Goal:
Once the pictures are set aside, transcribe the remaining data exactly.

Information supplied:
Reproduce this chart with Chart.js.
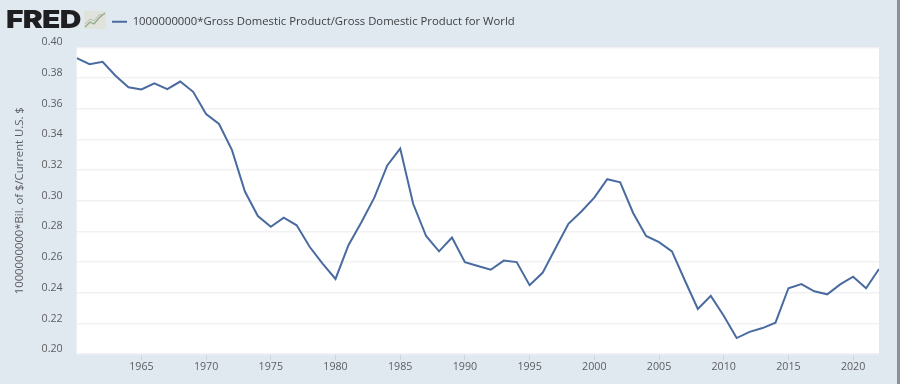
<!DOCTYPE html>
<html>
<head>
<meta charset="utf-8">
<title>FRED</title>
<script src="https://cdn.jsdelivr.net/npm/chart.js@4"></script>
<style>
    html, body { margin: 0; padding: 0; background: #e1e9f0; }
    #wrap { position: relative; width: 900px; height: 384px; overflow: hidden; }
    #chart { position: absolute; left: 0; top: 0; }
    #logo { position: absolute; left: 6px; top: 4px; font: 900 25px/30px Inter, sans-serif; letter-spacing: -0.6px; color: #1f1f21; transform: scaleX(1.2); transform-origin: left top; }
    #icon { position: absolute; left: 84px; top: 11px; }
    #edge { position: absolute; left: 897px; top: 0; width: 3px; height: 384px; background: #8d9196; }
</style>
</head>
<body>
<div id="wrap">
    <canvas id="chart" width="900" height="384"></canvas>
    <div id="logo">FRED</div>
    <svg id="icon" width="22" height="18" viewBox="0 0 22 18">
        <rect width="22" height="18" fill="#dfe3dc"/>
        <polyline points="1,16 6,11 10,13 15,7 21,2" fill="none" stroke="#8fa58a" stroke-width="1.2"/>
        <polyline points="1,13 6,8 10,10 15,4 20,3" fill="none" stroke="#b4bfa6" stroke-width="1"/>
    </svg>
    <div id="edge"></div>
</div>
<script>
    const years = [
        1960, 1961, 1962, 1963, 1964, 1965, 1966, 1967, 1968, 1969,
        1970, 1971, 1972, 1973, 1974, 1975, 1976, 1977, 1978, 1979,
        1980, 1981, 1982, 1983, 1984, 1985, 1986, 1987, 1988, 1989,
        1990, 1991, 1992, 1993, 1994, 1995, 1996, 1997, 1998, 1999,
        2000, 2001, 2002, 2003, 2004, 2005, 2006, 2007, 2008, 2009,
        2010, 2011, 2012, 2013, 2014, 2015, 2016, 2017, 2018, 2019,
        2020, 2021, 2022
    ];
    const gdpShare = [
        0.393, 0.389, 0.3905, 0.3815, 0.374, 0.3725, 0.3765, 0.3727, 0.3777, 0.371,
        0.3565, 0.350, 0.333, 0.306, 0.290, 0.283, 0.289, 0.284, 0.270, 0.259,
        0.249, 0.271, 0.286, 0.302, 0.323, 0.334, 0.298, 0.277, 0.267, 0.276,
        0.260, 0.2575, 0.255, 0.261, 0.260, 0.245, 0.253, 0.269, 0.285, 0.293,
        0.302, 0.314, 0.312, 0.292, 0.277, 0.273, 0.267, 0.248, 0.2295, 0.238,
        0.225, 0.2105, 0.2145, 0.217, 0.2205, 0.243, 0.2457, 0.241, 0.239, 0.2455,
        0.2505, 0.243, 0.2555
    ];
    const yearTicks = [1965, 1970, 1975, 1980, 1985, 1990, 1995, 2000, 2005, 2010, 2015, 2020];
    const seriesName = '1000000000*Gross Domestic Product/Gross Domestic Product for World';
    const yAxisTitle = '1000000000*Bil. of $/Current U.S. $';

    // White plot background and the legend moved right of the logo
    const fredLook = {
        id: 'fredLook',
        afterLayout(chart) {
            chart.legend.left = 88;
            chart.legend.top -= 10;
        },
        beforeDraw(chart) {
            const a = chart.chartArea;
            chart.ctx.fillStyle = '#ffffff';
            chart.ctx.fillRect(a.left, a.top, a.right - a.left, a.bottom - a.top);
        }
    };

    new Chart(document.getElementById('chart'), {
        type: 'line',
        plugins: [fredLook],
        data: {
            datasets: [{
                label: seriesName,
                data: years.map((year, i) => ({ x: year, y: gdpShare[i] })),
                borderColor: '#4a6b9f',
                backgroundColor: '#4a6b9f',
                borderWidth: 2,
                pointRadius: 0,
                tension: 0
            }]
        },
        options: {
            responsive: false,
            animation: false,
            layout: { padding: { left: 13, right: 21, top: 2, bottom: 11 } },
            plugins: {
                tooltip: { enabled: false },
                legend: {
                    position: 'top',
                    align: 'start',
                    labels: {
                        usePointStyle: true,
                        pointStyle: 'line',
                        pointStyleWidth: 15,
                        color: '#3f4144',
                        font: { family: 'Open Sans', size: 11.3 },
                        padding: 24
                    }
                }
            },
            scales: {
                x: {
                    type: 'linear',
                    min: 1960,
                    max: 2022,
                    afterBuildTicks(axis) {
                        axis.ticks = yearTicks.map(value => ({ value }));
                    },
                    border: { display: false },
                    grid: { drawOnChartArea: false, drawTicks: true, tickLength: 6, color: '#ced6de' },
                    ticks: {
                        color: '#5c5e61',
                        font: { family: 'Open Sans', size: 10.7 },
                        maxRotation: 0,
                        autoSkip: false,
                        padding: 0,
                        callback: value => String(value)
                    }
                },
                y: {
                    min: 0.2,
                    max: 0.4,
                    border: { display: false },
                    grid: { color: '#f1f1f3', lineWidth: 1.5, drawTicks: false },
                    ticks: {
                        stepSize: 0.02,
                        color: '#5c5e61',
                        font: { family: 'Open Sans', size: 10.7 },
                        labelOffset: -5,
                        padding: 14,
                        callback: value => value.toFixed(2)
                    },
                    title: {
                        display: true,
                        text: yAxisTitle,
                        color: '#5c5e61',
                        font: { family: 'Open Sans', size: 11.3 },
                        padding: { top: 0, bottom: 1 }
                    }
                }
            }
        }
    });
</script>
</body>
</html>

Expected answer:
Reproduce this chart with Chart.js.
<!DOCTYPE html>
<html>
<head>
<meta charset="utf-8">
<title>FRED</title>
<script src="https://cdn.jsdelivr.net/npm/chart.js@4"></script>
<style>
    html, body { margin: 0; padding: 0; background: #e1e9f0; }
    #wrap { position: relative; width: 900px; height: 384px; overflow: hidden; }
    #chart { position: absolute; left: 0; top: 0; }
    #logo { position: absolute; left: 6px; top: 4px; font: 900 25px/30px Inter, sans-serif; letter-spacing: -0.6px; color: #1f1f21; transform: scaleX(1.2); transform-origin: left top; }
    #icon { position: absolute; left: 84px; top: 11px; }
    #edge { position: absolute; left: 897px; top: 0; width: 3px; height: 384px; background: #8d9196; }
</style>
</head>
<body>
<div id="wrap">
    <canvas id="chart" width="900" height="384"></canvas>
    <div id="logo">FRED</div>
    <svg id="icon" width="22" height="18" viewBox="0 0 22 18">
        <rect width="22" height="18" fill="#dfe3dc"/>
        <polyline points="1,16 6,11 10,13 15,7 21,2" fill="none" stroke="#8fa58a" stroke-width="1.2"/>
        <polyline points="1,13 6,8 10,10 15,4 20,3" fill="none" stroke="#b4bfa6" stroke-width="1"/>
    </svg>
    <div id="edge"></div>
</div>
<script>
    const years = [
        1960, 1961, 1962, 1963, 1964, 1965, 1966, 1967, 1968, 1969,
        1970, 1971, 1972, 1973, 1974, 1975, 1976, 1977, 1978, 1979,
        1980, 1981, 1982, 1983, 1984, 1985, 1986, 1987, 1988, 1989,
        1990, 1991, 1992, 1993, 1994, 1995, 1996, 1997, 1998, 1999,
        2000, 2001, 2002, 2003, 2004, 2005, 2006, 2007, 2008, 2009,
        2010, 2011, 2012, 2013, 2014, 2015, 2016, 2017, 2018, 2019,
        2020, 2021, 2022
    ];
    const gdpShare = [
        0.393, 0.389, 0.3905, 0.3815, 0.374, 0.3725, 0.3765, 0.3727, 0.3777, 0.371,
        0.3565, 0.350, 0.333, 0.306, 0.290, 0.283, 0.289, 0.284, 0.270, 0.259,
        0.249, 0.271, 0.286, 0.302, 0.323, 0.334, 0.298, 0.277, 0.267, 0.276,
        0.260, 0.2575, 0.255, 0.261, 0.260, 0.245, 0.253, 0.269, 0.285, 0.293,
        0.302, 0.314, 0.312, 0.292, 0.277, 0.273, 0.267, 0.248, 0.2295, 0.238,
        0.225, 0.2105, 0.2145, 0.217, 0.2205, 0.243, 0.2457, 0.241, 0.239, 0.2455,
        0.2505, 0.243, 0.2555
    ];
    const yearTicks = [1965, 1970, 1975, 1980, 1985, 1990, 1995, 2000, 2005, 2010, 2015, 2020];
    const seriesName = '1000000000*Gross Domestic Product/Gross Domestic Product for World';
    const yAxisTitle = '1000000000*Bil. of $/Current U.S. $';

    // White plot background and the legend moved right of the logo
    const fredLook = {
        id: 'fredLook',
        afterLayout(chart) {
            chart.legend.left = 88;
            chart.legend.top -= 10;
        },
        beforeDraw(chart) {
            const a = chart.chartArea;
            chart.ctx.fillStyle = '#ffffff';
            chart.ctx.fillRect(a.left, a.top, a.right - a.left, a.bottom - a.top);
        }
    };

    new Chart(document.getElementById('chart'), {
        type: 'line',
        plugins: [fredLook],
        data: {
            datasets: [{
                label: seriesName,
                data: years.map((year, i) => ({ x: year, y: gdpShare[i] })),
                borderColor: '#4a6b9f',
                backgroundColor: '#4a6b9f',
                borderWidth: 2,
                pointRadius: 0,
                tension: 0
            }]
        },
        options: {
            responsive: false,
            animation: false,
            layout: { padding: { left: 13, right: 21, top: 2, bottom: 11 } },
            plugins: {
                tooltip: { enabled: false },
                legend: {
                    position: 'top',
                    align: 'start',
                    labels: {
                        usePointStyle: true,
                        pointStyle: 'line',
                        pointStyleWidth: 15,
                        color: '#3f4144',
                        font: { family: 'Open Sans', size: 11.3 },
                        padding: 24
                    }
                }
            },
            scales: {
                x: {
                    type: 'linear',
                    min: 1960,
                    max: 2022,
                    afterBuildTicks(axis) {
                        axis.ticks = yearTicks.map(value => ({ value }));
                    },
                    border: { display: false },
                    grid: { drawOnChartArea: false, drawTicks: true, tickLength: 6, color: '#ced6de' },
                    ticks: {
                        color: '#5c5e61',
                        font: { family: 'Open Sans', size: 10.7 },
                        maxRotation: 0,
                        autoSkip: false,
                        padding: 0,
                        callback: value => String(value)
                    }
                },
                y: {
                    min: 0.2,
                    max: 0.4,
                    border: { display: false },
                    grid: { color: '#f1f1f3', lineWidth: 1.5, drawTicks: false },
                    ticks: {
                        stepSize: 0.02,
                        color: '#5c5e61',
                        font: { family: 'Open Sans', size: 10.7 },
                        labelOffset: -5,
                        padding: 14,
                        callback: value => value.toFixed(2)
                    },
                    title: {
                        display: true,
                        text: yAxisTitle,
                        color: '#5c5e61',
                        font: { family: 'Open Sans', size: 11.3 },
                        padding: { top: 0, bottom: 1 }
                    }
                }
            }
        }
    });
</script>
</body>
</html>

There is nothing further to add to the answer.